Elon Musk has confirmed that Tesla intends to sell a consumer version of the Cybercab for under $30,000 by 2027. At that price point — combined with 2.6-cent-per-mile operating costs — the Cybercab would represent the lowest total cost of ownership of any personal vehicle in history, electric or otherwise.

The technology enabling that price: a dramatically simplified vehicle architecture, the removal of expensive traditional controls, and a cost structure built around Tesla's vertically integrated manufacturing model. The same FSD stack that powers the fleet's commercial operation will power the consumer version, with supervised driving available to owners while Tesla continues expanding unsupervised capability city by city.
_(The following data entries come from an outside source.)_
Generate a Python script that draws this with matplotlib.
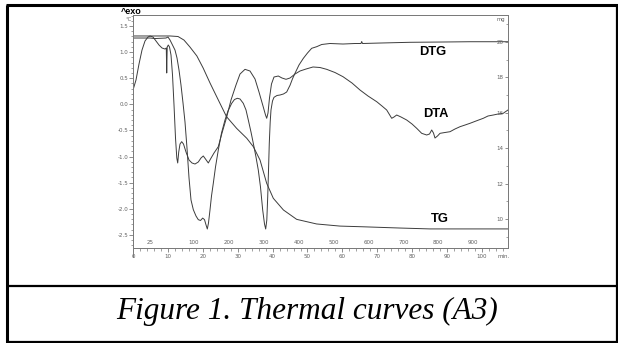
import matplotlib
matplotlib.use("Agg")
import matplotlib.pyplot as plt
from matplotlib.lines import Line2D
from matplotlib.ticker import MultipleLocator, FixedLocator
import matplotlib.transforms as mtransforms

# ---------------- data ----------------
# time in minutes, TG in mg (right axis)
tg_t = [0, 10.6, 12.9, 14.6, 16.3, 18.3, 20.1, 22.1, 24.9, 26.8, 29.7, 32.6, 34.5,
        36.4, 38.3, 40.2, 43.1, 46.9, 52.6, 59.3, 66.0, 76.5, 85.1, 96.6, 107.4]
tg_mg = [20.34, 20.34, 20.31, 20.11, 19.72, 19.21, 18.53, 17.67, 16.54, 15.78, 15.12,
         14.56, 14.08, 13.33, 12.02, 11.17, 10.51, 9.98, 9.72, 9.60, 9.56, 9.49, 9.44,
         9.44, 9.44]

# DTA (left axis, °C)
dta_t = [0, 0.86, 1.72, 2.58, 3.44, 4.3, 4.87, 5.73, 6.59, 7.45, 8.31, 9.17, 9.54, 9.66,
         9.8, 10.11, 10.46, 10.89, 11.32, 11.75, 12.18, 12.55, 12.81, 13.1, 13.47, 13.95,
         14.47, 15.19, 16.05, 16.9, 17.77, 18.71, 19.48, 20.14, 20.77, 21.58, 22.21, 23.21,
         24.44, 25.5, 26.85, 28.08, 29.51, 30.66, 32.09, 33.52, 34.96, 36.1, 37.25, 37.97,
         38.31, 38.68, 39.11, 39.68, 40.4, 41.63, 42.69, 43.84, 44.99, 46.42, 47.85, 49.57,
         51.58, 53.58, 55.5, 57.88, 60.17, 62.75, 65.04, 67.34, 69.83, 71.35, 72.69, 74.13,
         74.79, 75.56, 76.79, 78.42, 79.94, 81.29, 82.72, 84.15, 84.96, 85.59, 86.1, 86.53,
         87.25, 87.97, 89.4, 90.83, 92.26, 93.7, 95.13, 96.56, 98.28, 100.37, 101.72,
         103.24, 104.58, 106.1, 106.59, 107.45]
dta_v = [0.274, 0.466, 0.772, 1.04, 1.213, 1.289, 1.308, 1.289, 1.213, 1.136, 1.079,
         1.059, 1.079, 0.6, 1.098, 1.136, 1.098, 0.944, 0.561, -0.013, -0.646, -1.029,
         -1.124, -0.914, -0.761, -0.716, -0.761, -0.914, -1.067, -1.124, -1.144, -1.105,
         -1.029, -0.99, -1.048, -1.124, -1.048, -0.933, -0.812, -0.55, -0.243, 0.082, 0.37,
         0.58, 0.67, 0.638, 0.485, 0.236, -0.033, -0.205, -0.268, -0.167, 0.121, 0.389,
         0.523, 0.542, 0.504, 0.479, 0.504, 0.58, 0.638, 0.676, 0.715, 0.705, 0.67, 0.609,
         0.529, 0.408, 0.274, 0.159, 0.05, -0.033, -0.109, -0.268, -0.243, -0.205, -0.243,
         -0.301, -0.377, -0.46, -0.556, -0.588, -0.569, -0.492, -0.55, -0.646, -0.607,
         -0.556, -0.54, -0.525, -0.473, -0.429, -0.397, -0.364, -0.32, -0.268, -0.224,
         -0.205, -0.186, -0.172, -0.148, -0.109]

# DTG (left axis scale)
dtg_t = [0, 4.87, 6.3, 9.46, 10.03, 10.6, 11.32, 12.03, 12.61, 13.18, 13.75, 14.33, 14.9,
         15.47, 16.05, 16.62, 17.28, 18.05, 18.71, 19.34, 19.97, 20.49, 20.92, 21.29, 21.63,
         22.06, 22.49, 23.01, 23.64, 24.44, 25.36, 26.36, 27.22, 28.28, 29.08, 29.89, 30.66,
         31.6, 32.38, 33.04, 33.81, 34.47, 35.24, 35.9, 36.53, 37.16, 37.68, 38.02, 38.34,
         38.6, 38.83, 39.05, 39.31, 39.54, 39.97, 40.4, 41.26, 42.12, 43.12, 44.04, 44.56,
         44.99, 45.7, 46.42, 47.56, 48.8, 50, 51.2, 52.64, 54.07, 56.45, 60.17, 63.61, 65.33,
         65.53, 65.76, 70.77, 79.37, 87.97, 96.56, 107.45]
dtg_v = [1.27, 1.27, 1.26, 1.27, 1.289, 1.232, 1.136, 1.04, 0.887, 0.657, 0.37, 0.025,
         -0.339, -0.837, -1.411, -1.833, -2.018, -2.14, -2.21, -2.226, -2.18, -2.21, -2.31,
         -2.389, -2.274, -2.025, -1.757, -1.513, -1.201, -0.876, -0.55, -0.301, -0.128,
         0.019, 0.092, 0.115, 0.102, 0.019, -0.109, -0.301, -0.531, -0.747, -1.01, -1.259,
         -1.585, -2.025, -2.293, -2.389, -2.218, -1.772, -1.259, -0.747, -0.339, -0.109,
         0.063, 0.134, 0.169, 0.178, 0.198, 0.236, 0.307, 0.364, 0.489, 0.594, 0.753, 0.88,
         0.983, 1.073, 1.104, 1.146, 1.165, 1.155, 1.165, 1.165, 1.203, 1.165, 1.174, 1.188,
         1.193, 1.199, 1.199]

left_ticks = [1.5, 1.0, 0.5, 0.0, -0.5, -1.0, -1.5, -2.0, -2.5]
left_labels = ["1.5", "1.0", "0.5", "0.0", "-0.5", "-1.0", "-1.5", "-2.0", "-2.5"]
right_ticks = [10, 12, 14, 16, 18, 20]
time_ticks = [0, 10, 20, 30, 40, 50, 60, 70, 80, 90, 100]
temp_pos = [5, 17.5, 27.5, 37.5, 47.5, 57.5, 67.5, 77.5, 87.5, 97.5]
temp_labels = ["25", "100", "200", "300", "400", "500", "600", "700", "800", "900"]
caption = "Figure 1. Thermal curves (A3)"

# ---------------- figure ----------------
W, H = 618, 343
fig = plt.figure(figsize=(W / 100, H / 100), dpi=100)
fig.patch.set_facecolor("white")

def fx(px):
    return px / W

def fy(py):
    return 1 - py / H

# document frame
for (x0, y0, x1, y1, lw) in [(7, 4.5, 7, 342, 2.2), (6, 5.2, 618, 5.2, 2.2),
                             (616.8, 4.5, 616.8, 342, 1.6), (6, 285.8, 618, 285.8, 1.6),
                             (6, 341.8, 618, 341.8, 1.6)]:
    fig.add_artist(Line2D([fx(x0), fx(x1)], [fy(y0), fy(y1)], color="black",
                          linewidth=lw, solid_capstyle="butt"))

gray = "#7a7a7a"
lab = "#606060"
curve = "#3c3c3c"

ax = fig.add_axes([fx(133), fy(248), fx(508) - fx(133), fy(15) - fy(248)])
ax.set_facecolor("none")
ax.set_xlim(0, 107.45)
ax.set_ylim(-2.753, 1.711)
for s in ax.spines.values():
    s.set_color(gray)
    s.set_linewidth(0.7)
# left spine continues a little below the time axis
ax.plot([0, 0], [-2.753, -2.93], color=gray, lw=0.7, clip_on=False)

ax.plot(dta_t, dta_v, color=curve, lw=0.7)
ax.plot(dtg_t, dtg_v, color=curve, lw=0.7)

ax.yaxis.set_major_locator(FixedLocator(left_ticks))
ax.set_yticklabels(left_labels)
ax.yaxis.set_minor_locator(MultipleLocator(0.1))
ax.tick_params(axis="y", which="major", direction="out", length=3, width=0.6,
               color=gray, labelsize=4, labelcolor=lab, pad=0.5)
ax.tick_params(axis="y", which="minor", direction="out", length=1.6, width=0.5, color=gray)
ax.xaxis.set_major_locator(FixedLocator(time_ticks))
ax.xaxis.set_minor_locator(MultipleLocator(2))
ax.tick_params(axis="x", which="major", direction="out", length=3, width=0.6,
               color=gray, labelsize=4, labelcolor=lab, pad=1.5)
ax.tick_params(axis="x", which="minor", direction="out", length=2, width=0.5, color=gray)

ax2 = ax.twinx()
ax2.set_ylim(8.362, 21.525)
ax2.plot(tg_t, tg_mg, color=curve, lw=0.7)
for s in ax2.spines.values():
    s.set_color(gray)
    s.set_linewidth(0.7)
ax2.yaxis.set_major_locator(FixedLocator(right_ticks))
ax2.yaxis.set_minor_locator(MultipleLocator(1))
ax2.tick_params(axis="y", which="major", direction="in", length=2.5, width=0.6,
                color=gray, labelsize=4, labelcolor=lab, pad=-3)
ax2.tick_params(axis="y", which="minor", direction="in", length=1.5, width=0.5, color=gray)
for t in ax2.get_yticklabels():
    t.set_horizontalalignment("right")

# temperature labels above the time axis
btr = mtransforms.blended_transform_factory(ax.transData, ax.transAxes)
for p, l in zip(temp_pos, temp_labels):
    ax.text(p, 0.022, l, transform=btr, ha="center", va="center", fontsize=4, color=lab)
ax.text(106.3, -0.035, "min.", transform=btr, ha="center", va="center", fontsize=4,
        color=lab, clip_on=False)

# curve names
fig.text(fx(433), fy(52), "DTG", ha="center", va="center", fontsize=9.3,
         fontweight="bold", family="Liberation Sans")
fig.text(fx(436), fy(114), "DTA", ha="center", va="center", fontsize=9.3,
         fontweight="bold", family="Liberation Sans")
fig.text(fx(439.5), fy(219), "TG", ha="center", va="center", fontsize=9.3,
         fontweight="bold", family="Liberation Sans")

fig.text(fx(121), fy(11), "^exo", ha="left", va="center", fontsize=6.5,
         fontweight="bold", family="Liberation Sans")
fig.text(fx(125), fy(19.5), "°C", ha="left", va="center", fontsize=3.8, color=lab)
fig.text(fx(505), fy(20), "mg", ha="right", va="center", fontsize=3.8, color=lab)

fig.text(fx(307), fy(311), caption, ha="center", va="center", fontsize=22.5,
         style="italic", family="Liberation Serif")

fig.savefig("out.png", dpi=100, facecolor="white")
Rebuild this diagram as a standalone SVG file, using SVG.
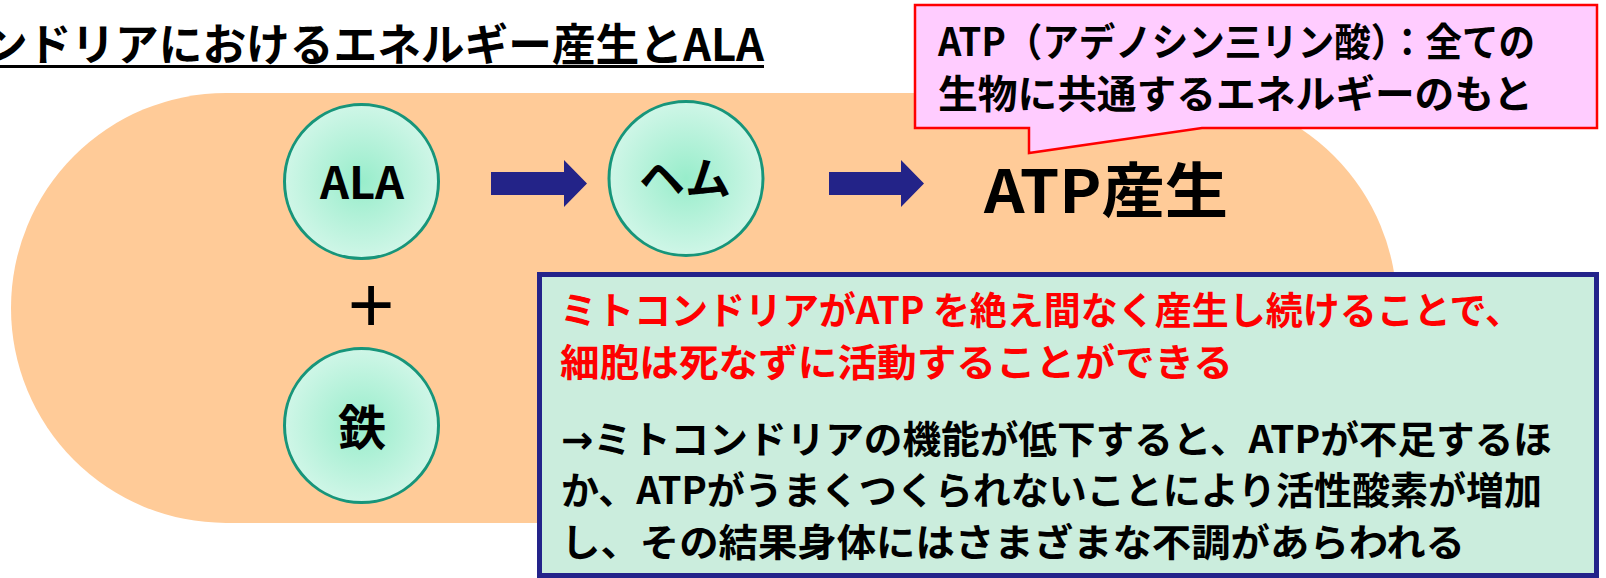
<svg xmlns="http://www.w3.org/2000/svg" width="1606" height="578" viewBox="0 0 1606 578">
<defs>
<radialGradient id="mint" cx="50%" cy="50%" r="50%">
<stop offset="0" stop-color="#98EDCB"/>
<stop offset="1" stop-color="#CFF6E7"/>
</radialGradient>
<style>
.jp{font-family:"Noto Sans CJK JP","Noto Sans CJK SC",sans-serif;font-weight:bold;}
.node{fill:url(#mint);stroke:#17957A;stroke-width:3;}
.arrow{fill:#232388;}
.blk{fill:#000;}
.red{fill:#FF0000;}
.sym{font-family:"DejaVu Sans",sans-serif;font-weight:bold;}
</style>
</defs>
<rect width="1606" height="578" fill="#FFFFFF"/>
<g id="title">
<text class="jp blk" x="-16" y="61" font-size="44" textLength="780" lengthAdjust="spacingAndGlyphs">ンドリアにおけるエネルギー産生とALA</text>
<line x1="0" y1="66.5" x2="764" y2="66.5" stroke="#000" stroke-width="3"/>
</g>
<g id="mitochondria">
<rect x="11" y="93" width="1386" height="430" rx="215" ry="215" fill="#FFCB98"/>
</g>
<g id="node-ala">
<circle class="node" cx="361.5" cy="181.5" r="77"/>
<text class="jp blk" x="362" y="199" font-size="44" text-anchor="middle" textLength="84" lengthAdjust="spacingAndGlyphs">ALA</text>
</g>
<g id="node-heme">
<circle class="node" cx="686" cy="178.5" r="77"/>
<text class="jp blk" x="685" y="195" font-size="44" text-anchor="middle" textLength="92" lengthAdjust="spacingAndGlyphs">ヘム</text>
</g>
<g id="node-iron">
<circle class="node" cx="361.5" cy="425.5" r="77"/>
<text class="jp blk" x="362" y="445" font-size="48" text-anchor="middle">鉄</text>
</g>
<g id="plus">
<text x="371" y="332" font-family="Liberation Sans, Arial, sans-serif" font-size="80" text-anchor="middle" fill="#000">+</text>
</g>
<g id="atp">
<text class="jp blk" x="984" y="213" font-size="60" textLength="244" lengthAdjust="spacingAndGlyphs">ATP産生</text>
</g>
<g id="connectors">
<path class="arrow" d="M491,172 H564 V160 L587,183.5 L564,207 V195 H491 Z"/>
<path class="arrow" d="M829,172 H901 V160 L924,183.5 L901,207 V195 H829 Z"/>
</g>
<g id="callout">
<path d="M915,5 H1597 V128 H1202 L1029,153 V128 H915 Z" fill="#FFCCFF" stroke="#FF0000" stroke-width="2.5" stroke-linejoin="miter"/>
<text class="jp blk" x="938" y="56" font-size="39" textLength="597" lengthAdjust="spacingAndGlyphs">ATP（アデノシン三リン酸）：全ての</text>
<text class="jp blk" x="938" y="108" font-size="39" textLength="595" lengthAdjust="spacingAndGlyphs">生物に共通するエネルギーのもと</text>
</g>
<g id="infobox">
<rect x="539.5" y="274.5" width="1057" height="301" fill="#CBEDDD" stroke="#23238A" stroke-width="5"/>
<text class="jp red" x="560" y="324" font-size="38" textLength="962" lengthAdjust="spacingAndGlyphs">ミトコンドリアがATP を絶え間なく産生し続けることで、</text>
<text class="jp red" x="560" y="376" font-size="38" textLength="673" lengthAdjust="spacingAndGlyphs">細胞は死なずに活動することができる</text>
<text class="jp blk" x="561" y="453" font-size="38" textLength="991" lengthAdjust="spacingAndGlyphs"><tspan class="sym">→</tspan>ミトコンドリアの機能が低下すると、ATPが不足するほ</text>
<text class="jp blk" x="561" y="504" font-size="38" textLength="981" lengthAdjust="spacingAndGlyphs">か、ATPがうまくつくられないことにより活性酸素が増加</text>
<text class="jp blk" x="561" y="556" font-size="38" textLength="904" lengthAdjust="spacingAndGlyphs">し、その結果身体にはさまざまな不調があらわれる</text>
</g>
</svg>
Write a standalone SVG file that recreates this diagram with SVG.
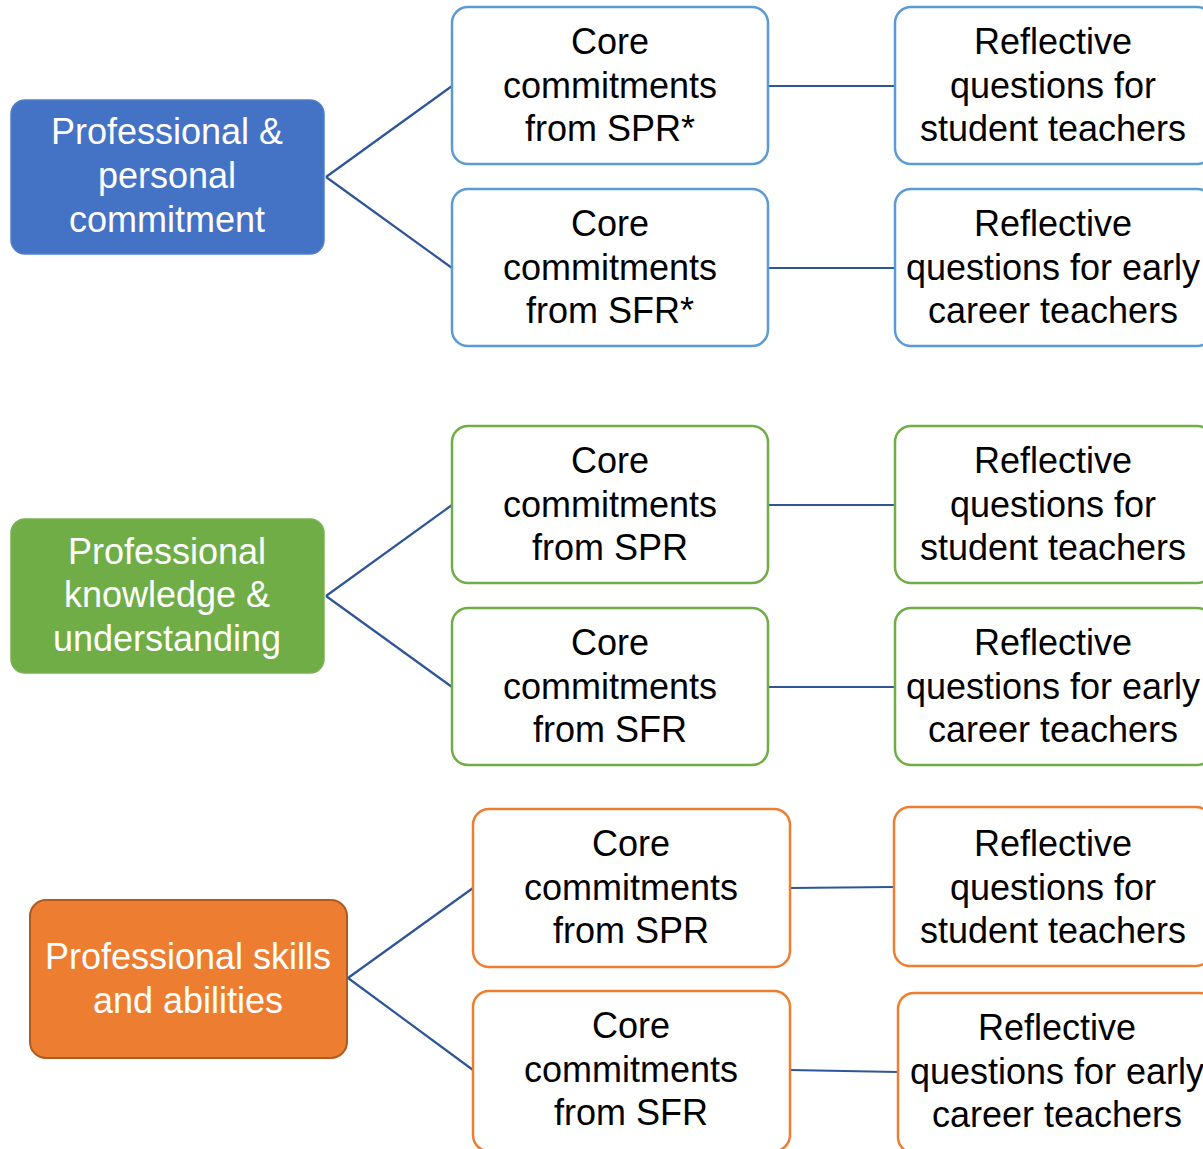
<svg xmlns="http://www.w3.org/2000/svg" width="1203" height="1149" viewBox="0 0 1203 1149">
<style>
text{font-family:"Liberation Sans",Arial,sans-serif;font-size:36px;text-anchor:middle}
.main text{fill:#fff}
.box text{fill:#000}
.b rect{fill:#fff;stroke:#5B9BD5;stroke-width:2.5}
.g rect{fill:#fff;stroke:#70AD47;stroke-width:2.5}
.o rect{fill:#fff;stroke:#ED7D31;stroke-width:2.5}
#conn line{stroke:#2F5597;stroke-width:2.2;fill:none}
</style>
<rect width="1203" height="1149" fill="#fff"/>
<g id="conn">
<line x1="326" y1="177" x2="452" y2="86"/>
<line x1="326" y1="177" x2="452" y2="268"/>
<line x1="768" y1="86" x2="895" y2="86"/>
<line x1="768" y1="268" x2="895" y2="268"/>
<line x1="326" y1="596" x2="452" y2="505"/>
<line x1="326" y1="596" x2="452" y2="687"/>
<line x1="768" y1="505" x2="895" y2="505"/>
<line x1="768" y1="687" x2="895" y2="687"/>
<line x1="348" y1="978" x2="473" y2="888"/>
<line x1="348" y1="978" x2="473" y2="1070"/>
<line x1="790" y1="888" x2="894" y2="887"/>
<line x1="790" y1="1070" x2="898" y2="1072"/>
</g>
<g id="main1" class="main">
<rect x="11" y="100" width="313" height="154" rx="14" fill="#4472C4" stroke="#4F7FCB" stroke-width="1.5"/>
<text x="167" y="144">Professional &amp;</text>
<text x="167" y="188">personal</text>
<text x="167" y="232">commitment</text>
</g>
<g id="core1a" class="box b">
<rect x="452" y="7" width="316" height="157" rx="16"/>
<text x="610" y="54">Core</text><text x="610" y="98">commitments</text><text x="610" y="141">from SPR*</text>
</g>
<g id="core1b" class="box b">
<rect x="452" y="189" width="316" height="157" rx="16"/>
<text x="610" y="236">Core</text><text x="610" y="280">commitments</text><text x="610" y="323">from SFR*</text>
</g>
<g id="refl1a" class="box b">
<rect x="895" y="7" width="318" height="157" rx="16"/>
<text x="1053" y="54">Reflective</text><text x="1053" y="98">questions for</text><text x="1053" y="141">student teachers</text>
</g>
<g id="refl1b" class="box b">
<rect x="895" y="189" width="318" height="157" rx="16"/>
<text x="1053" y="236">Reflective</text><text x="1053" y="280">questions for early</text><text x="1053" y="323">career teachers</text>
</g>
<g id="main2" class="main">
<rect x="11" y="519" width="313" height="154" rx="14" fill="#70AD47" stroke="#78B152" stroke-width="1.5"/>
<text x="167" y="564">Professional</text>
<text x="167" y="607">knowledge &amp;</text>
<text x="167" y="651">understanding</text>
</g>
<g id="core2a" class="box g">
<rect x="452" y="426" width="316" height="157" rx="16"/>
<text x="610" y="473">Core</text><text x="610" y="517">commitments</text><text x="610" y="560">from SPR</text>
</g>
<g id="core2b" class="box g">
<rect x="452" y="608" width="316" height="157" rx="16"/>
<text x="610" y="655">Core</text><text x="610" y="699">commitments</text><text x="610" y="742">from SFR</text>
</g>
<g id="refl2a" class="box g">
<rect x="895" y="426" width="318" height="157" rx="16"/>
<text x="1053" y="473">Reflective</text><text x="1053" y="517">questions for</text><text x="1053" y="560">student teachers</text>
</g>
<g id="refl2b" class="box g">
<rect x="895" y="608" width="318" height="157" rx="16"/>
<text x="1053" y="655">Reflective</text><text x="1053" y="699">questions for early</text><text x="1053" y="742">career teachers</text>
</g>
<g id="main3" class="main">
<rect x="30" y="900" width="317" height="158" rx="16" fill="#ED7D31" stroke="#AE5A21" stroke-width="2"/>
<text x="188" y="969">Professional skills</text>
<text x="188" y="1013">and abilities</text>
</g>
<g id="core3a" class="box o">
<rect x="473" y="809" width="317" height="158" rx="16"/>
<text x="631" y="856">Core</text><text x="631" y="900">commitments</text><text x="631" y="943">from SPR</text>
</g>
<g id="core3b" class="box o">
<rect x="473" y="991" width="317" height="160" rx="16"/>
<text x="631" y="1038">Core</text><text x="631" y="1082">commitments</text><text x="631" y="1125">from SFR</text>
</g>
<g id="refl3a" class="box o">
<rect x="894" y="807" width="318" height="159" rx="16"/>
<text x="1053" y="856">Reflective</text><text x="1053" y="900">questions for</text><text x="1053" y="943">student teachers</text>
</g>
<g id="refl3b" class="box o">
<rect x="898" y="993" width="318" height="160" rx="16"/>
<text x="1057" y="1040">Reflective</text><text x="1057" y="1084">questions for early</text><text x="1057" y="1127">career teachers</text>
</g>
</svg>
Redefining What a Car Costs

For decades, the cost of transportation has been anchored to two numbers: purchase price and fuel cost. The Cybercab challenges both simultaneously — with a target sticker below $30,000 and a running cost that undercuts gasoline vehicles by roughly nine-to-one.

As Tesla's robotaxi fleet expands from four active cities toward the dozen-plus markets on its 2026 roadmap, the 165 Wh/mile figure will become one of the defining metrics of the electric transportation era. It is the number that makes the business case work — and the number that makes the promise of cheap, clean, autonomous transportation real.